Le terrain économique doit lui aussi faire émerger un contrepoids. L'actuel délabrement de l'économie étasunienne ouvre d'ailleurs un créneau presque inattendu aux offensives que pourrait mener l'euro contre le dollar américain. Quand un pays, même du gabarit des États-Unis, affiche un déficit de 250 milliards après un semestre, la prudence aurait normalement droit de parole. Quand la Maison blanche oublie cette règle et exige en plus du pouvoir législatif une réduction des impôts d'au moins 550 milliards (à défaut du 750 milliards exigé d'abord), il s'en trouve, même dans les rangs républicains, pour freiner intelligemment des quatre fers. Que la Maison blanche fasse miroiter devant Allan Greenspan l'espoir d'un nouveau mandat à la tête de la « Fed » n'empêchera probablement pas ce gourou redouté d'exprimer à nouveau sa surprise devant les imprudences républicaines.

Dans ce contexte, le spectaculaire renforcement de l'euro peut constituer, non seulement pour l'Europe, mais pour bien des pays et particulièrement pour les producteurs de pétrole, une séduisante tentation. Si le dollar perd son attrait comme valeur refuge, un euro costaud peut présenter des avantages.

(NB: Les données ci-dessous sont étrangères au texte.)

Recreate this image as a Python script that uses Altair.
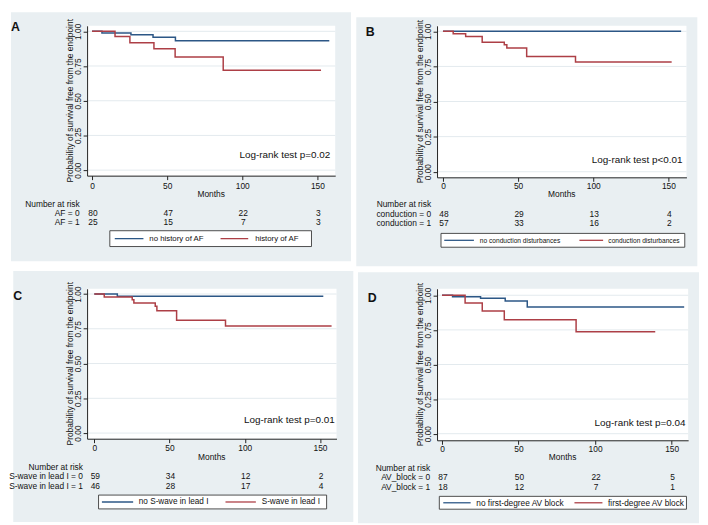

Sur ce front, comme sur les autres, la France, qui éprouve sa part de difficultés budgétaires, doit agir de conserve avec l'Europe.

Dans une hypothèse, les Européens s'avancent en rangs brisés et accordent aux États-Unis l'avantage écrasant de négociations bilatérales; dans l'autre, les Européens font l'inventaire de leurs intérêts communs et deviennent ensemble et avec d'autres pays le contrepoids indispensable.